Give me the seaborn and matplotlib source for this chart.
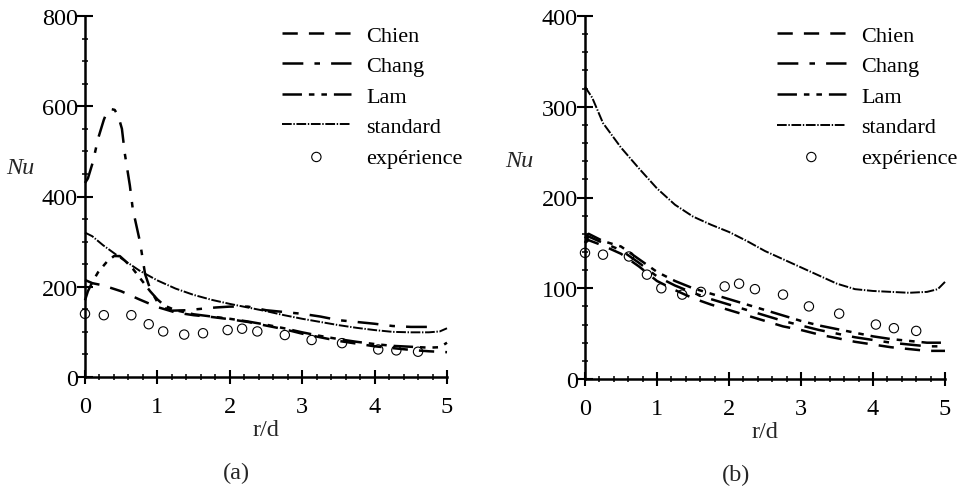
import numpy as np
import pandas as pd
import matplotlib
matplotlib.use("Agg")
import matplotlib.pyplot as plt
import seaborn as sns
from matplotlib.ticker import MultipleLocator

# ---------------- data: panel (a) ----------------
x_chang_a = [0, 0.04, 0.11, 0.18, 0.26, 0.3, 0.35, 0.41, 0.46, 0.51, 0.55, 0.62, 0.66, 0.76, 0.83,
             0.9, 0.99, 1.08, 1.2, 1.4, 1.6, 1.8, 2.0, 2.25, 2.5, 2.75, 3.0, 3.25, 3.5, 3.75,
             4.0, 4.25, 4.5, 4.8]
chang_a = [430, 440, 477, 528, 570, 586, 594, 592, 578, 550, 495, 424, 372, 299, 228,
           195, 169, 154, 147, 148, 151, 154, 156, 156, 148, 144, 140, 134, 126, 122,
           118, 113, 111, 111]

x_lam_a = [0, 0.04, 0.1, 0.18, 0.3, 0.4, 0.48, 0.55, 0.66, 0.79, 0.9, 1.0, 1.1, 1.25, 1.5,
           1.75, 2.0, 2.25, 2.5, 2.75, 3.0, 3.25, 3.5, 3.75, 4.0, 4.25, 4.5, 4.75, 4.9, 5.0]
lam_a = [170, 190, 210, 232, 255, 268, 268, 258, 240, 213, 190, 172, 158, 148, 139,
         134, 129, 123, 116, 108, 99, 91, 84, 78, 73, 69, 67, 65, 66, 76]

x_chien_a = [0, 0.1, 0.25, 0.5, 0.75, 1.0, 1.25, 1.5, 1.75, 2.0, 2.25, 2.5, 2.75, 3.0, 3.25,
             3.5, 3.75, 4.0, 4.25, 4.5, 4.75, 5.0]
chien_a = [215, 208, 203, 190, 172, 155, 143, 137, 133, 128, 122, 114, 106, 96, 88,
           80, 74, 68, 64, 60, 57, 55]

x_std_a = [0, 0.1, 0.25, 0.5, 0.75, 1.0, 1.25, 1.5, 1.75, 2.0, 2.25, 2.5, 2.75, 3.0, 3.25,
           3.5, 3.75, 4.0, 4.25, 4.5, 4.75, 4.9, 5.0]
std_a = [320, 312, 292, 263, 236, 214, 196, 182, 171, 162, 154, 146, 137, 129, 122,
         115, 109, 104, 100, 99, 99, 101, 108]

x_exp_a = [0, 0.26, 0.64, 0.88, 1.08, 1.37, 1.63, 1.97, 2.17, 2.38, 2.76, 3.13, 3.55, 4.05, 4.3, 4.6]
exp_a = [140, 137, 137, 117, 101, 94, 97, 104, 107, 101, 93, 82, 75, 61, 59, 56]

# ---------------- data: panel (b) ----------------
x_std_b = [0, 0.1, 0.25, 0.5, 0.75, 1.0, 1.25, 1.5, 1.75, 2.0, 2.25, 2.5, 2.75, 3.0, 3.25,
           3.5, 3.75, 4.0, 4.25, 4.5, 4.75, 4.9, 5.0]
std_b = [322, 310, 282, 255, 232, 210, 192, 179, 170, 162, 152, 141, 132, 123, 114,
         105, 99, 97, 96, 95, 96, 99, 107]

x_mod_b = [0, 0.05, 0.25, 0.5, 0.75, 1.0, 1.25, 1.5, 1.75, 2.0, 2.25, 2.5, 2.75, 3.0, 3.25,
           3.5, 3.75, 4.0, 4.25, 4.5, 4.75, 5.0]
lam_b = [155, 160, 152, 146, 132, 118, 108, 100, 94, 88, 82, 76, 70, 64, 59, 55, 51, 47, 44, 42, 40, 40]
chang_b = [150, 157, 150, 142, 128, 113, 103, 95, 88, 82, 76, 70, 64, 59, 54, 50, 46, 43, 40, 38, 36, 36]
chien_b = [150, 153, 147, 138, 124, 108, 98, 89, 82, 76, 70, 64, 58, 54, 49, 45, 41, 38, 35, 33, 31, 31]

x_exp_b = [0, 0.25, 0.61, 0.86, 1.06, 1.35, 1.61, 1.94, 2.14, 2.36, 2.75, 3.11, 3.53, 4.04, 4.29, 4.6]
exp_b = [139, 137, 135, 115, 100, 93, 96, 102, 105, 99, 93, 80, 72, 60, 56, 53]

labels = ["Chien", "Chang", "Lam", "standard", "expérience"]
x_ticks = [0, 1, 2, 3, 4, 5]

# ---------------- styling ----------------
sns.set_style("ticks")
plt.rcParams["font.family"] = ["Liberation Serif", "DejaVu Serif"]
plt.rcParams["lines.scale_dashes"] = False
FS = 16
TFS = 17.5

ls_chien = (0, (11, 8))
ls_chang = (0, (15, 8, 4, 8))
ls_lam = (0, (14, 5, 4, 5, 4, 5))
ls_std = (0, (7, 1.2, 1, 1.2))

fig = plt.figure(figsize=(9.64, 4.89), dpi=100)
ax_a = fig.add_axes([85 / 964, 1 - 378 / 489, 362 / 964, 361 / 489])
ax_b = fig.add_axes([585 / 964, 1 - 380 / 489, 360 / 964, 363 / 489])


def draw(ax, series, xexp, yexp, ymax, ymaj, ymin, leg_x):
    for (xs, ys, lab, ls, lw) in series:
        sns.lineplot(x=xs, y=ys, ax=ax, color="black", linestyle=ls, linewidth=lw,
                     label=lab, clip_on=False)
    sns.scatterplot(x=xexp, y=yexp, ax=ax, marker="o", s=45, facecolor="none",
                    edgecolor="black", linewidth=0.8, label=labels[4], clip_on=False)
    ax.set_xlim(0, 5)
    ax.set_ylim(0, ymax)
    ax.set_xticks(x_ticks)
    ax.xaxis.set_minor_locator(MultipleLocator(0.2))
    ax.yaxis.set_major_locator(MultipleLocator(ymaj))
    ax.yaxis.set_minor_locator(MultipleLocator(ymin))
    for s in ["top", "right"]:
        ax.spines[s].set_visible(False)
    for s in ["left", "bottom"]:
        ax.spines[s].set_linewidth(1.8)
        ax.spines[s].set_color("black")
    ax.tick_params(axis="y", which="major", direction="inout", length=12, width=1.5,
                   labelsize=TFS, pad=-1, colors="black")
    ax.tick_params(axis="y", which="minor", direction="inout", length=5, width=1.3)
    ax.tick_params(axis="x", which="major", direction="inout", length=10, width=1.5,
                   labelsize=TFS, pad=9, colors="black")
    ax.tick_params(axis="x", which="minor", direction="inout", length=4, width=1.3)
    ax.set_xlabel("r/d", fontsize=TFS, labelpad=1)
    ax.set_ylabel("Nu", fontsize=TFS, style="italic", rotation=0)
    leg = ax.legend(loc="upper left", bbox_to_anchor=(leg_x, 0.975), frameon=False,
                    fontsize=FS, handlelength=3.1, handletextpad=0.7, labelspacing=0.45,
                    borderpad=0, borderaxespad=0, scatterpoints=1)
    for t in leg.get_texts():
        t.set_color("black")


series_a = [
    (x_chien_a, chien_a, labels[0], ls_chien, 1.8),
    (x_chang_a, chang_a, labels[1], ls_chang, 1.8),
    (x_lam_a, lam_a, labels[2], ls_lam, 1.8),
    (x_std_a, std_a, labels[3], ls_std, 1.4),
]
series_b = [
    (x_mod_b, chien_b, labels[0], ls_chien, 1.8),
    (x_mod_b, chang_b, labels[1], ls_chang, 1.8),
    (x_mod_b, lam_b, labels[2], ls_lam, 1.8),
    (x_std_b, std_b, labels[3], ls_std, 1.4),
]

draw(ax_a, series_a, x_exp_a, exp_a, 800, 200, 50, 0.544)
draw(ax_b, series_b, x_exp_b, exp_b, 400, 100, 20, 0.533)

ax_a.yaxis.set_label_coords(-0.18, 0.55)
ax_b.yaxis.set_label_coords(-0.183, 0.573)

fig.text(236 / 964, 1 - 473 / 489, "(a)", fontsize=TFS, ha="center", va="center")
fig.text(736 / 964, 1 - 475 / 489, "(b)", fontsize=TFS, ha="center", va="center")

fig.savefig("out.png", dpi=100)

* PROBLEM STATEMENT: In the listing, find all lines with the string "seaborn" and copy them.

* SOLUTION TO THIS PROBLEM:
Give me the seaborn and matplotlib source for this chart.
import seaborn as sns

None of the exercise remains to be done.